The court explained that the test the applicants must meet on an application for an order to sever liability from damages and to have the issue of liability determined separately through a summary trial is two-fold. First, the court must decide if there should be severance of the issues, and second, to determine whether a summary trial is appropriate.
Furthermore, the court noted from case law that the test for the appropriateness of severance requires determining the existence of extraordinary, exceptional, or compelling reasons for the severance.
The applicants argued that the case was suited to severance and summary trial. They said Tahouney had not adduced any evidence to substantiate her claim that a breach of duty by the store owners and operators caused the accident. Instead, they argued that her claim was based on nothing but speculation. Moreover, they contended that even if Tahouney could succeed in demonstrating that the accident was attributable to a pre-existing hazard, they insisted that they had met their burden to show that they had in place a reasonable system to prevent any such risk from arising.
On the other hand, Tahouney argued that this was not a case in which liability could or should be determined separately or summarily, particularly with a trial pending within the next few months. She claimed that the authorities cited by the applicants were distinguishable because she did not rely on speculation. Instead, she relied on a specific hazard, the existence of which is a triable issue that cannot be resolved summarily.
Furthermore, Tahouney argued that the applicants’ basis for their defence that they had a reasonable system is also challenged, mainly because it rests largely on hearsay. Consequently, it can only correctly be assessed at trial.

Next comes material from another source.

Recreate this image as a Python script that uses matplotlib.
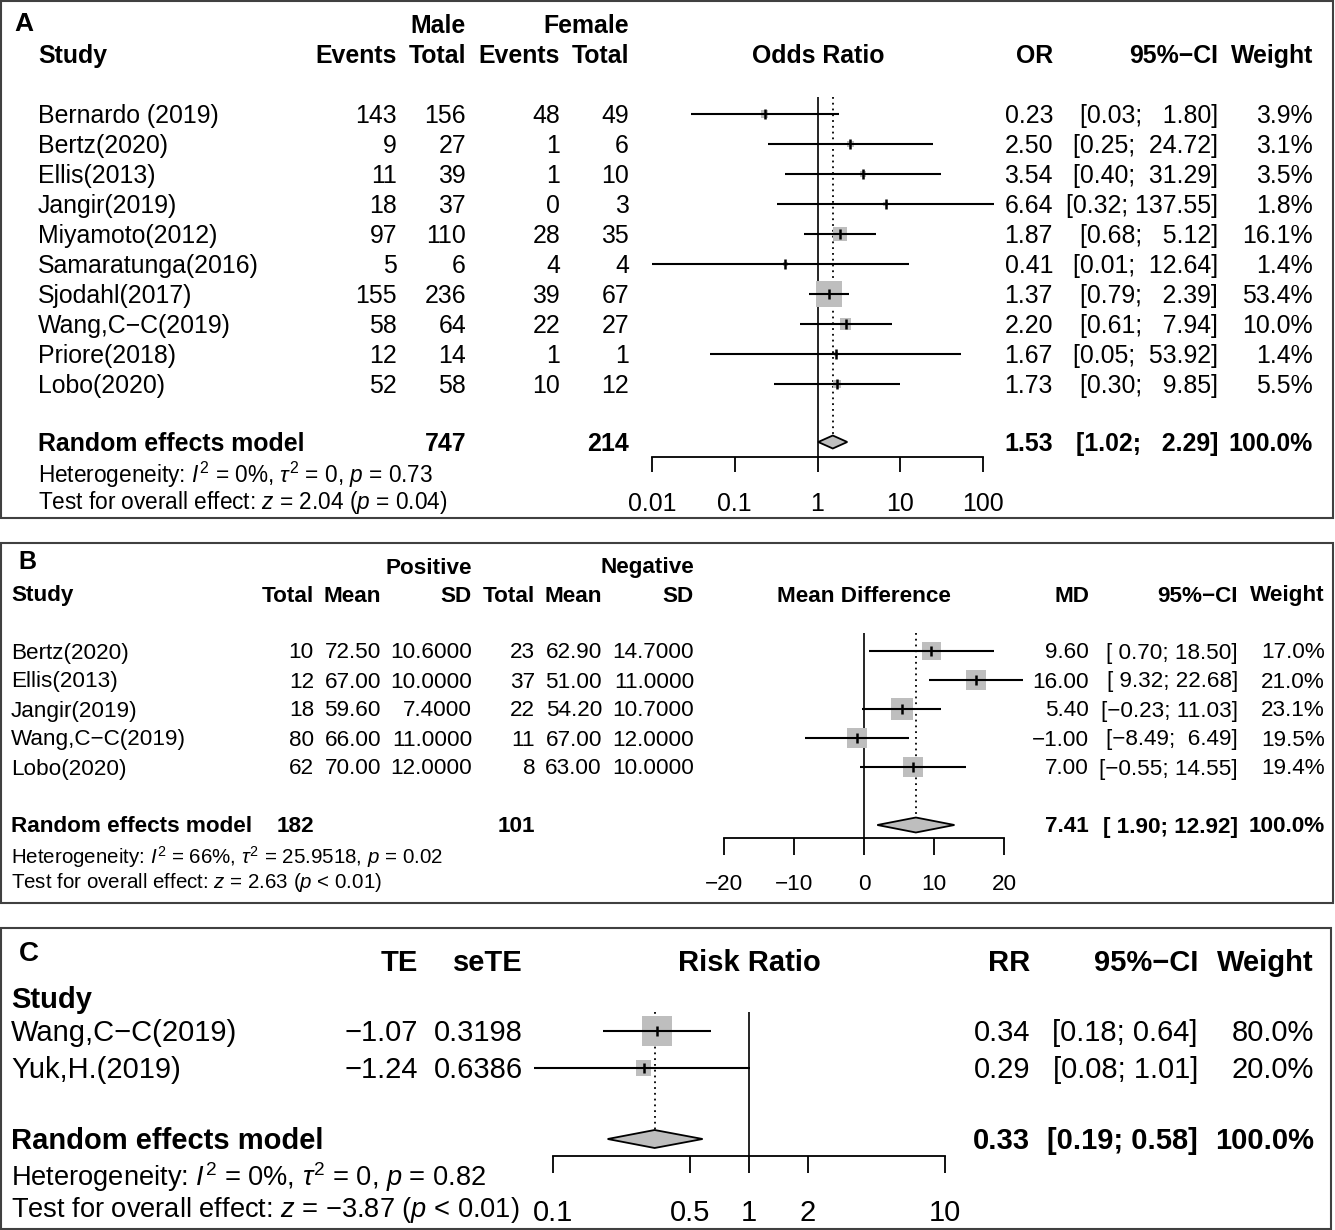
import matplotlib
matplotlib.use("Agg")
import matplotlib.pyplot as plt
from matplotlib.patches import Rectangle
from matplotlib.ticker import NullLocator

plt.rcParams['font.family'] = ['Liberation Sans', 'DejaVu Sans']
plt.rcParams['mathtext.fontset'] = 'custom'
plt.rcParams['mathtext.rm'] = 'Liberation Sans'
plt.rcParams['mathtext.it'] = 'Liberation Sans:italic'
plt.rcParams['mathtext.bf'] = 'Liberation Sans:bold'

# ---- panel A: odds ratio, male vs female
studies_a = ["Bernardo (2019)", "Bertz(2020)", "Ellis(2013)", "Jangir(2019)", "Miyamoto(2012)",
             "Samaratunga(2016)", "Sjodahl(2017)", "Wang,C\u2212C(2019)", "Priore(2018)", "Lobo(2020)"]
male_events = [143, 9, 11, 18, 97, 5, 155, 58, 12, 52]
male_total = [156, 27, 39, 37, 110, 6, 236, 64, 14, 58]
female_events = [48, 1, 1, 0, 28, 4, 39, 22, 1, 10]
female_total = [49, 6, 10, 3, 35, 4, 67, 27, 1, 12]
or_a = [0.23, 2.50, 3.54, 6.64, 1.87, 0.41, 1.37, 2.20, 1.67, 1.73]
lo_a = [0.03, 0.25, 0.40, 0.32, 0.68, 0.01, 0.79, 0.61, 0.05, 0.30]
hi_a = [1.80, 24.72, 31.29, 137.55, 5.12, 12.64, 2.39, 7.94, 53.92, 9.85]
w_a = [3.9, 3.1, 3.5, 1.8, 16.1, 1.4, 53.4, 10.0, 1.4, 5.5]
pool_a = (1.53, 1.02, 2.29)
sum_male, sum_female = 747, 214
het_a = "Heterogeneity: $I^2$ = 0%, $\\tau^2$ = 0, $p$ = 0.73"
test_a = "Test for overall effect: $z$ = 2.04 ($p$ = 0.04)"
ticks_a = [0.01, 0.1, 1, 10, 100]
ticklab_a = ["0.01", "0.1", "1", "10", "100"]

# ---- panel B: mean difference, positive vs negative
studies_b = ["Bertz(2020)", "Ellis(2013)", "Jangir(2019)", "Wang,C\u2212C(2019)", "Lobo(2020)"]
pos_total = [10, 12, 18, 80, 62]
pos_mean = [72.50, 67.00, 59.60, 66.00, 70.00]
pos_sd = [10.6, 10.0, 7.4, 11.0, 12.0]
neg_total = [23, 37, 22, 11, 8]
neg_mean = [62.90, 51.00, 54.20, 67.00, 63.00]
neg_sd = [14.7, 11.0, 10.7, 12.0, 10.0]
md_b = [9.60, 16.00, 5.40, -1.00, 7.00]
lo_b = [0.70, 9.32, -0.23, -8.49, -0.55]
hi_b = [18.50, 22.68, 11.03, 6.49, 14.55]
w_b = [17.0, 21.0, 23.1, 19.5, 19.4]
pool_b = (7.41, 1.90, 12.92)
sum_pos, sum_neg = 182, 101
het_b = "Heterogeneity: $I^2$ = 66%, $\\tau^2$ = 25.9518, $p$ = 0.02"
test_b = "Test for overall effect: $z$ = 2.63 ($p$ < 0.01)"
ticks_b = [-20, -10, 0, 10, 20]
ticklab_b = ["\u221220", "\u221210", "0", "10", "20"]

# ---- panel C: risk ratio
studies_c = ["Wang,C\u2212C(2019)", "Yuk,H.(2019)"]
te_c = [-1.07, -1.24]
sete_c = [0.3198, 0.6386]
rr_c = [0.34, 0.29]
lo_c = [0.18, 0.08]
hi_c = [0.64, 1.01]
w_c = [80.0, 20.0]
pool_c = (0.33, 0.19, 0.58)
het_c = "Heterogeneity: $I^2$ = 0%, $\\tau^2$ = 0, $p$ = 0.82"
test_c = "Test for overall effect: $z$ = \u22123.87 ($p$ < 0.01)"
ticks_c = [0.1, 0.5, 1, 2, 10]
ticklab_c = ["0.1", "0.5", "1", "2", "10"]

W, H = 1335, 1230
fig = plt.figure(figsize=(W / 100, H / 100), dpi=100)
bg = fig.add_axes([0, 0, 1, 1])
bg.set_xlim(0, W)
bg.set_ylim(H, 0)
bg.axis('off')

GRAY = '#bebebe'


def txt(x, y, s, size, ha='left', bold=False):
    bg.text(x, y + 2, s, fontsize=size, ha=ha, va='center',
            fontweight='bold' if bold else 'normal')


def num(v, fmt):
    return format(v, fmt).replace('-', '\u2212')


def ci_strings(los, his):
    # pad like R's format(): spaces up to the widest entry of each column
    ls = [num(v, '.2f') for v in los]
    hs = [num(v, '.2f') for v in his]
    nl = max(len(s) for s in ls)
    nh = max(len(s) for s in hs)
    return ["[" + l.rjust(nl) + "; " + h.rjust(nh) + "]" for l, h in zip(ls, hs)]


def forest_axes(x0, x1, y_top, y_axis, xlim, log, ticks, labels, fs, tlen, pad):
    ax = fig.add_axes([x0 / W, 1 - y_axis / H, (x1 - x0) / W, (y_axis - y_top) / H])
    if log:
        ax.set_xscale('log')
    ax.set_xlim(*xlim)
    ax.set_ylim(y_axis, y_top)
    for s in ['top', 'left', 'right']:
        ax.spines[s].set_visible(False)
    ax.spines['bottom'].set_linewidth(1.3)
    ax.set_yticks([])
    ax.set_xticks(ticks)
    ax.set_xticklabels(labels)
    ax.xaxis.set_minor_locator(NullLocator())
    ax.tick_params(axis='x', length=tlen, width=1.3, labelsize=fs, pad=pad, direction='out')
    ax.patch.set_visible(False)
    return ax


def draw_studies(ax, est, lo, hi, w, ys, smax, null, pool, y_pool, dh, top):
    ax.axvline(null, color='black', lw=1.2, zorder=1)
    ax.plot([pool[0], pool[0]], [top, y_pool - dh], color='black', lw=1.3,
            linestyle=(0, (1, 2.2)), zorder=1)
    wmax = max(w)
    ax.scatter(est, ys, s=[smax * v / wmax for v in w], marker='s', color=GRAY,
               linewidths=0, zorder=2, clip_on=False)
    ax.hlines(ys, lo, hi, color='black', lw=1.5, zorder=3, clip_on=False)
    ax.scatter(est, ys, s=42, marker='|', color='black', linewidths=1.8, zorder=4, clip_on=False)
    ax.fill([pool[1], pool[0], pool[2], pool[0]], [y_pool, y_pool - dh, y_pool, y_pool + dh],
            facecolor=GRAY, edgecolor='black', lw=1.3, zorder=3, clip_on=False)


for box in [(1, 1, 1332, 517), (1, 543, 1332, 360), (1, 928, 1330, 301)]:
    bg.add_patch(Rectangle(box[:2], box[2], box[3], fill=False, ec='#404040', lw=1.5))

# ================= panel A
fa, fha = 17.9, 16.3
rows_a = [114 + 30 * i for i in range(len(studies_a))]
txt(14, 22, "A", 19, bold=True)
txt(466, 24, "Male", fa, 'right', True)
txt(629, 24, "Female", fa, 'right', True)
for x, s, ha in [(38, "Study", 'left'), (397, "Events", 'right'), (466, "Total", 'right'),
                 (560, "Events", 'right'), (629, "Total", 'right'), (818, "Odds Ratio", 'center'),
                 (1053, "OR", 'right'), (1218, "95%\u2212CI", 'right'), (1313, "Weight", 'right')]:
    txt(x, 54, s, fa, ha, True)
ci_a = ci_strings(lo_a + [pool_a[1]], hi_a + [pool_a[2]])
for i, y in enumerate(rows_a):
    txt(38, y, studies_a[i], fa)
    txt(397, y, str(male_events[i]), fa, 'right')
    txt(466, y, str(male_total[i]), fa, 'right')
    txt(560, y, str(female_events[i]), fa, 'right')
    txt(629, y, str(female_total[i]), fa, 'right')
    txt(1053, y, num(or_a[i], '.2f'), fa, 'right')
    txt(1218, y, ci_a[i], fa, 'right')
    txt(1313, y, num(w_a[i], '.1f') + "%", fa, 'right')
yp_a = 442
txt(38, yp_a, "Random effects model", fa, bold=True)
txt(466, yp_a, str(sum_male), fa, 'right', True)
txt(629, yp_a, str(sum_female), fa, 'right', True)
txt(1053, yp_a, num(pool_a[0], '.2f'), fa, 'right', True)
txt(1218, yp_a, ci_a[-1], fa, 'right', True)
txt(1313, yp_a, "100.0%", fa, 'right', True)
txt(38, 473, het_a, fha)
txt(38, 500, test_a, fha)

ax_a = forest_axes(652, 983, 97, 457, (0.01, 100), True, ticks_a, ticklab_a, fa, 11, 14.5)
draw_studies(ax_a, or_a, lo_a, hi_a, w_a, rows_a, 350, 1, pool_a, yp_a, 6.5, 97)

# ================= panel B
fb, fhb = 16.2, 14.8
rows_b = [651 + 29 * i for i in range(len(studies_b))]
txt(18, 560, "B", 18, bold=True)
txt(472, 566, "Positive", fb, 'right', True)
txt(694, 566, "Negative", fb, 'right', True)
for x, s, ha in [(11, "Study", 'left'), (314, "Total", 'right'), (381, "Mean", 'right'),
                 (472, "SD", 'right'), (535, "Total", 'right'), (602, "Mean", 'right'),
                 (694, "SD", 'right'), (864, "Mean Difference", 'center'),
                 (1089, "MD", 'right'), (1238, "95%\u2212CI", 'right'), (1325, "Weight", 'right')]:
    txt(x, 594, s, fb, ha, True)
ci_b = ci_strings(lo_b + [pool_b[1]], hi_b + [pool_b[2]])
for i, y in enumerate(rows_b):
    txt(11, y, studies_b[i], fb)
    txt(314, y, str(pos_total[i]), fb, 'right')
    txt(381, y, num(pos_mean[i], '.2f'), fb, 'right')
    txt(472, y, num(pos_sd[i], '.4f'), fb, 'right')
    txt(535, y, str(neg_total[i]), fb, 'right')
    txt(602, y, num(neg_mean[i], '.2f'), fb, 'right')
    txt(694, y, num(neg_sd[i], '.4f'), fb, 'right')
    txt(1089, y, num(md_b[i], '.2f'), fb, 'right')
    txt(1238, y, ci_b[i], fb, 'right')
    txt(1325, y, num(w_b[i], '.1f') + "%", fb, 'right')
yp_b = 825
txt(11, yp_b, "Random effects model", fb, bold=True)
txt(314, yp_b, str(sum_pos), fb, 'right', True)
txt(535, yp_b, str(sum_neg), fb, 'right', True)
txt(1089, yp_b, num(pool_b[0], '.2f'), fb, 'right', True)
txt(1238, yp_b, ci_b[-1], fb, 'right', True)
txt(1325, yp_b, "100.0%", fb, 'right', True)
txt(11, 855, het_b, fhb)
txt(11, 881, test_b, fhb)

ax_b = forest_axes(724, 1004, 633, 838, (-20, 20), False, ticks_b, ticklab_b, fb, 12, 14)
draw_studies(ax_b, md_b, lo_b, hi_b, w_b, rows_b, 250, 0, pool_b, yp_b, 7.5, 633)

# ================= panel C
fc, fhc = 21.0, 19.6
rows_c = [1031 + 37 * i for i in range(len(studies_c))]
txt(19, 952, "C", 20, bold=True)
for x, s, ha in [(418, "TE", 'right'), (523, "seTE", 'right'), (749, "Risk Ratio", 'center'),
                 (1030, "RR", 'right'), (1198, "95%\u2212CI", 'right'), (1314, "Weight", 'right')]:
    txt(x, 961, s, fc, ha, True)
txt(11, 998, "Study", fc, bold=True)
ci_c = ci_strings(lo_c + [pool_c[1]], hi_c + [pool_c[2]])
for i, y in enumerate(rows_c):
    txt(11, y, studies_c[i], fc)
    txt(418, y, num(te_c[i], '.2f'), fc, 'right')
    txt(523, y, num(sete_c[i], '.4f'), fc, 'right')
    txt(1030, y, num(rr_c[i], '.2f'), fc, 'right')
    txt(1198, y, ci_c[i], fc, 'right')
    txt(1314, y, num(w_c[i], '.1f') + "%", fc, 'right')
yp_c = 1139
txt(11, yp_c, "Random effects model", fc, bold=True)
txt(1030, yp_c, num(pool_c[0], '.2f'), fc, 'right', True)
txt(1198, yp_c, ci_c[-1], fc, 'right', True)
txt(1314, yp_c, "100.0%", fc, 'right', True)
txt(11, 1175, het_c, fhc)
txt(11, 1208, test_c, fhc)

ax_c = forest_axes(553, 945, 1012, 1156, (0.1, 10), True, ticks_c, ticklab_c, fc, 12, 19)
draw_studies(ax_c, rr_c, lo_c, hi_c, w_c, rows_c, 470, 1, pool_c, yp_c, 9, 1012)

fig.savefig("out.png", dpi=100)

The BC Supreme Court agreed with Tahouney that the requisite findings of fact to support a determination of liability cannot be made based on the record before the court. In particular, the court said Tahouney’s claim rests on her description of what she felt as she fell. The applicants urged the court to find that the alleged pre-existing fold in the mat was merely an inference that she had drawn subsequently, based on her observation that the rug was “all bunched up” after the fall. The applicants contended that it was more likely that the fold was the effect, instead of the cause, of the fall.
However, the court underscored that it was not in a position to reach such a conclusion because Tahouney had not been cross-examined on her affidavit. As a result, the applicants’ theory had not yet been put squarely to her.
Ultimately, the court concluded that it could not make the findings of fact needed to grant judgment as requested by the applicants. Accordingly, the court ordered the case to proceed to trial.